Tony Gatlif - Je voulais enlever la musique traditionnelle car dès qu’on l’entend c’est tout de suite l’image de l’Orient qui envahit les esprits, et alors la transe passe en arrière-plan. Il ne fallait pas que la musique se confonde avec le lieu, qu’elle lui ressemble. C’est pour cela que nous avons choisi cette musique occidentale binaire et non orientale ternaire.
Question - Le film laisse une fin assez ouverte. Que va t-il se passer pour eux ensuite?
Tony Gatlif - Après, ils reviennent sûrement en France avec plein de richesses et un nouveau rapport, plus simple, avec leurs origines.
Question - Pourquoi Exils au pluriel?
Tony Gatlif - Au pluriel car ce film parle en fait de tous les exils du monde. Comme je l’ai dit tout à l’heure, je ne parle pas de l’Algérie en particulier, je ne connais pas assez ce pays pour ça. Ce film a une thématique très universelle.
Question - Avec le personnage de Zano, Exils semble être votre film le plus personnel. Comment avez-vous vécu votre propre exil et sutrout ce retour?
Tony Gatlif - J’y suis resté peu, mais j’ai trouvé une grande force dans la population qui est très jeune et qui ne demande qu’à s’ouvrir. Et j’ai trouvé dommage également que tant de gens intelligents soient partis car le pays serait encore plus riche et plus fort. Si l’Algérie s’ouvre et m’accueille, j'y reviendrai.
Question - Et votre émotion à vous dans tout ça?
Tony Gatlif - Quand j’y suis allé pour le film, c’était avec des images de cartes postales en tête. Quand je suis arrivé le premier jour à Alger, on a logé dans un hôtel devant lequel je rêvais quand j’étais petit. C’est à ce moment là que j’ai senti que j’étais devenu un étranger. Vraiment, exactement comme le personnage de Naïma dans le film.
Question - Et vous Romain, quel sentiment avez-vous éprouvé lors de ce premier voyage en Algérie?
Romain Duris - J’étais fasciné par l’ambiance. Il y avait quelque chose de très touchant et émouvant. Je ne m’attendais pas visuellement à quelque chose d’aussi fort. Et on a croisé des personnes très agréables. Alger est une ville qui ne demande qu’à s’ouvrir…
Question - Ce film a un côté physique incroyable. Quel est votre secret pour filmer aussi bien les corps?

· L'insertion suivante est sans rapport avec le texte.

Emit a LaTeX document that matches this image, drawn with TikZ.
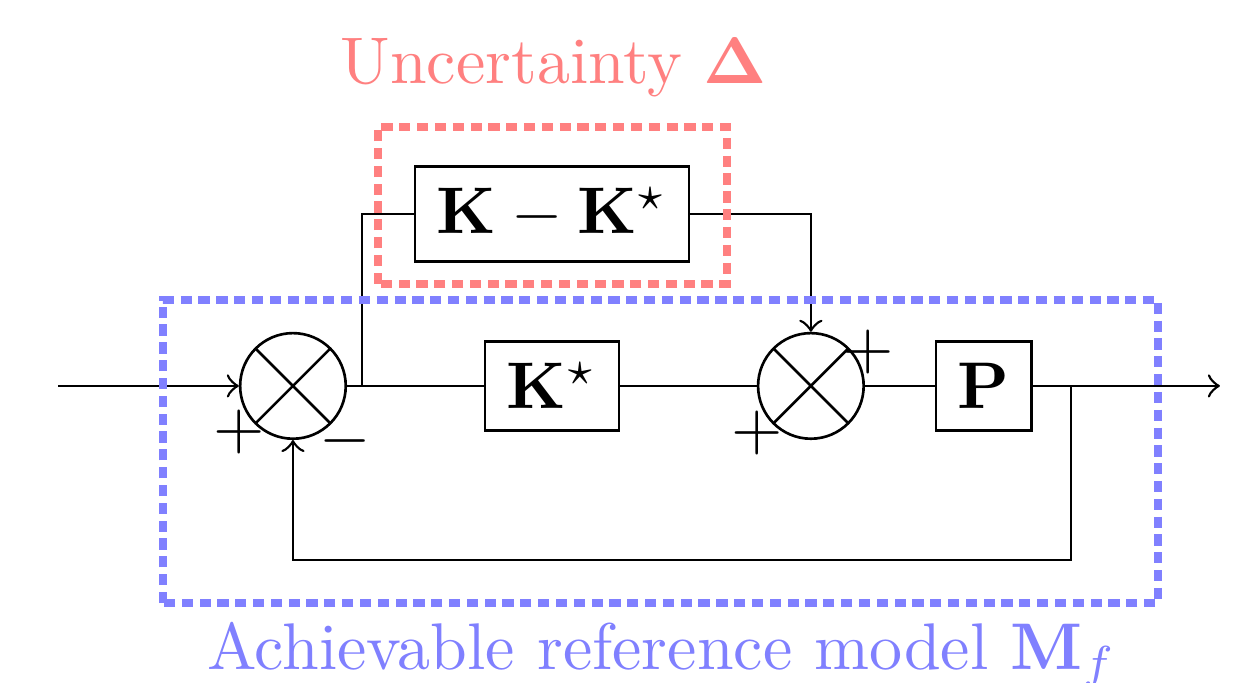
\documentclass[tikz,border=0pt]{standalone}
\usepackage{amsmath}
\usetikzlibrary{positioning}
\begin{document}
\begin{tikzpicture}[
  block/.style={draw},
  sumnode/.style={circle, draw, minimum size=16pt, inner sep=0pt,
    path picture={
      \draw (path picture bounding box.north west) -- (path picture bounding box.south east)
            (path picture bounding box.north east) -- (path picture bounding box.south west);
    }},
  regionbox/.style={line width=1.2pt, dash pattern=on 1.7pt off 1pt}
]
  \useasboundingbox (-1.560,-1.581) rectangle (5.075,2.055);

  % Blocks and summing junctions.
  \node[sumnode] (sa) at (0,0) {};
  \node[block] (kstar) at (1.379,0) {$\mathbf{K}^\star$};
  \node[sumnode] (sb) at (2.758,0) {};
  \node[block] (plant) at (3.679,0) {$\mathbf{P}$};
  \node[block] (kdiff) at (1.379,0.916) {$\mathbf{K}-\mathbf{K}^\star$};

  \coordinate (in) at (-1.251,0);
  \coordinate (out) at (4.936,0);
  \coordinate (split) at (0.367,0);
  \coordinate (tap) at (4.143,0);
  \coordinate (fb) at (4.143,-0.927);

  % Signals.
  \draw[->] (in) -- (sa);
  \draw (sa) -- (kstar) -- (sb) -- (plant);
  \draw[->] (plant) -- (out);
  \draw[->] (tap) -- (fb) -| (sa);
  \draw (split) |- (kdiff);
  \draw[->] (kdiff) -| (sb);

  % Signs.
  \node (pa) at ([shift={(-0.288,-0.245)}]sa.center) {$+$};
  \node (ma) at ([shift={(0.277,-0.293)}]sa.center) {$-$};
  \node (pb) at ([shift={(-0.288,-0.250)}]sb.center) {$+$};
  \node (pc) at ([shift={(0.304,0.181)}]sb.center) {$+$};

  % Regions.
  \draw[regionbox, red!50] (0.453,0.543) rectangle (2.311,1.379);
  \draw[regionbox, blue!50] (-0.692,-1.156) rectangle (4.606,0.458);
  \node[red!50] (unclabel) at (1.390,1.693) {Uncertainty $\mathbf{\Delta}$};
  \node[blue!50] (reflabel) at (1.965,-1.432) {Achievable reference model $\mathbf{M}_f$};
\end{tikzpicture}
\end{document}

Tony Gatlif - C’est dans mon regard. Au départ, il y a une interrogation sur comment filmer les choses. Pour moi ce qui compte, c’est la peau. Pour en voir les cicatrices, la texture. Puis il y a la matière en elle-même aussi. La caméra est là et filme les matières qui passent devant elle. La façon dont je filme n’est qu’une histoire de matière.